We woke up to a dusting of snow this morning! It snowed steadily almost all day and my school district decided that parents could come and pick up their kids early if they wanted to, but we would dismiss at the regular time. Starting just before noon, the students slowly trickled out of the room as their parents came to pick them up. I had only half my class left, so instead of teaching the really important subtraction lesson I had planned, we played games on the Promethean board all afternoon! The kids got really stir crazy at one point and it seemed like they had each eaten about a dozen cupcakes. I had also planned to have them do my Snowy Subtraction QR code activity as a math center, but that also went out the window!
click here to get it

Oh well! I guess we'll do it tomorrow (or maybe next week). Some of my students have really been understanding how to do subtraction with regrouping. It really helps that they learned the little poem that helps them know when to regroup:

More on the top? No need to stop!
More on the floor? Go next door!
Number's the same? Zero's the name!
Sometimes all I have to do is tell them to ask "the question". It is so cute to see them whispering the little poem as they work through problems. Of course, I still have some kids struggling with the concept and they are using base-10 blocks or drawings to help them conceptually.

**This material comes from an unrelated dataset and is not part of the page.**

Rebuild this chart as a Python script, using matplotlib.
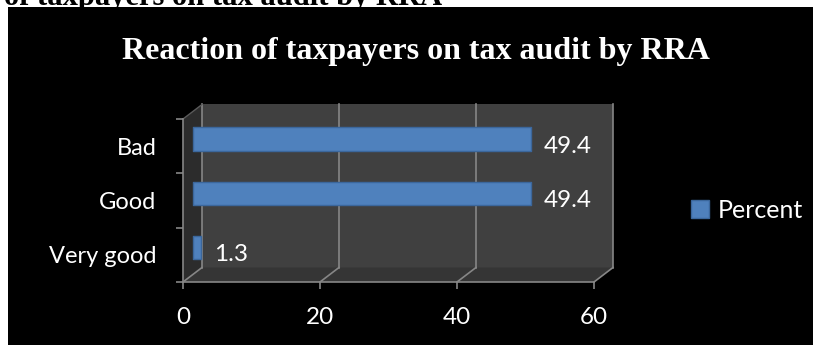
import matplotlib
matplotlib.use('Agg')
import matplotlib.pyplot as plt
import matplotlib.transforms as mtransforms
from matplotlib.patches import Polygon, Rectangle, Patch

# ---------------- data ----------------
categories = ['Very good', 'Good', 'Bad']
percent = [1.3, 49.4, 49.4]
xticks = [0, 20, 40, 60]
series_name = 'Percent'
title = 'Reaction of taxpayers on tax audit by RRA'
caption = 'of taxpayers on tax audit by RRA'

# ---------------- style ----------------
DPI = 100
W, H = 813, 345
DX, DY = 19.0, 14.5          # depth of the fake 3d box, pixels
bar_col = '#4f81bd'
grid_col = '#868686'
ui_font = 'Lato'
serif = 'Liberation Serif'

fig = plt.figure(figsize=(W / DPI, H / DPI), dpi=DPI)
fig.patch.set_facecolor('white')

# black chart area (the doc page is white above / left of it)
fig.add_artist(Rectangle((8 / W, 0), 1, 1 - 7 / H, transform=fig.transFigure,
                         facecolor='black', edgecolor='none', zorder=-1))
# cropped caption of the document above the chart
fig.text(442 / W, 1 - 5 / H, caption, ha='right', va='baseline', fontsize=22,
         family=serif, weight='bold', color='black', zorder=-2)

ax = fig.add_axes([183 / W, 63 / H, 411 / W, 163 / H])
ax.set_facecolor('none')
ax.set_xlim(0, 60)
ax.set_ylim(-0.5, len(categories) - 0.5)

back = ax.transData + mtransforms.ScaledTranslation(DX / DPI, DY / DPI, fig.dpi_scale_trans)
mid = ax.transData + mtransforms.ScaledTranslation(DX / 2 / DPI, DY / 2 / DPI, fig.dpi_scale_trans)
ident = mtransforms.IdentityTransform()


def pt(x, y, d=0.0):
    px, py = ax.transData.transform((x, y))
    return (px + d * DX, py + d * DY)


y0, y1 = -0.5, len(categories) - 0.5
x0, x1 = xticks[0], xticks[-1]

# walls
ax.add_patch(Rectangle((x0, y0), x1 - x0, y1 - y0, transform=back,
                       facecolor='#404040', edgecolor='none', zorder=0, clip_on=False))
ax.add_patch(Polygon([pt(x0, y0), pt(x1, y0), pt(x1, y0, 1), pt(x0, y0, 1)],
                     closed=True, transform=ident, facecolor='#353535',
                     edgecolor='none', zorder=0.2, clip_on=False))
ax.add_patch(Polygon([pt(x0, y0), pt(x0, y1), pt(x0, y1, 1), pt(x0, y0, 1)],
                     closed=True, transform=ident, facecolor='#2c2c2c',
                     edgecolor='none', zorder=0.2, clip_on=False))

# gridlines on the back wall + floor diagonals
for xt in xticks:
    ax.plot([xt, xt], [y0, y1], transform=back, color=grid_col, lw=1.2,
            zorder=0.5, clip_on=False)
    a, b = pt(xt, y0), pt(xt, y0, 1)
    ax.plot([a[0], b[0]], [a[1], b[1]], transform=ident, color=grid_col,
            lw=1.2, zorder=0.5, clip_on=False)
a, b = pt(x0, y1), pt(x0, y1, 1)
ax.plot([a[0], b[0]], [a[1], b[1]], transform=ident, color='#5a5a5a',
        lw=1, zorder=0.5, clip_on=False)

# bars, sitting half way into the box
ypos = list(range(len(categories)))
bars = ax.barh(ypos, percent, height=0.43, color=bar_col, edgecolor='#3b679c',
               linewidth=1, transform=mid, zorder=2, clip_on=False)
for r in bars:
    r.set_joinstyle('round')

for yi, v in zip(ypos, percent):
    ax.annotate(f'{v}', (v, yi), xytext=(16, 0), textcoords='offset points',
                va='center', ha='left', color='white', fontsize=17.5,
                family=ui_font, zorder=3)

# axes, ticks
for s in ['top', 'right']:
    ax.spines[s].set_visible(False)
for s in ['left', 'bottom']:
    ax.spines[s].set_color(grid_col)
    ax.spines[s].set_linewidth(1.2)

ax.set_xticks(xticks)
ax.set_xticklabels([str(t) for t in xticks])
ax.tick_params(axis='x', colors=grid_col, length=5, width=1.2, pad=13,
               labelcolor='white', labelsize=17.5)
ax.set_yticks([y0 + k for k in range(len(categories) + 1)])
ax.set_yticklabels([])
ax.tick_params(axis='y', colors=grid_col, length=5, width=1.2)
ax.set_yticks(ypos, minor=True)
ax.set_yticklabels(categories, minor=True)
ax.tick_params(axis='y', which='minor', length=0, pad=19, labelcolor='white',
               labelsize=17)
for lab in ax.get_xticklabels() + ax.get_yticklabels(minor=True):
    lab.set_family(ui_font)

fig.text(416 / W, 1 - 59 / H, title, ha='center', va='baseline', fontsize=23,
         family=serif, weight='bold', color='white')

fig.legend(handles=[Patch(facecolor=bar_col, edgecolor='#3b679c', label=series_name)],
           loc='center left', bbox_to_anchor=(691 / W, 1 - 210 / H),
           frameon=False, borderpad=0, borderaxespad=0, handlelength=0.7,
           handleheight=0.7, handletextpad=0.35,
           prop={'family': ui_font, 'size': 18}, labelcolor='white')

fig.savefig('out.png', dpi=DPI, facecolor=fig.get_facecolor())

I have had such a crazy week and can't wait for the weekend to just relax a little bit. My tech team at school was chosen to do a presentation about using QR codes in the classroom at our district's Digital Learning Conference. It was quite an experience! I was so nervous because I did most of the talking, but it was really good for me to step up and show what I've been doing with my students. I was also really inspired by one presenter in particular that demonstrated some really great ways to use technology with students. I'll definitely be doing some research and playing around with some apps over winter break.  
Well, my daughters are hard at work finishing projects and studying for finals and it is time for me to go help with some Algebra (gag!). This just reminds me why I teach 2nd grade!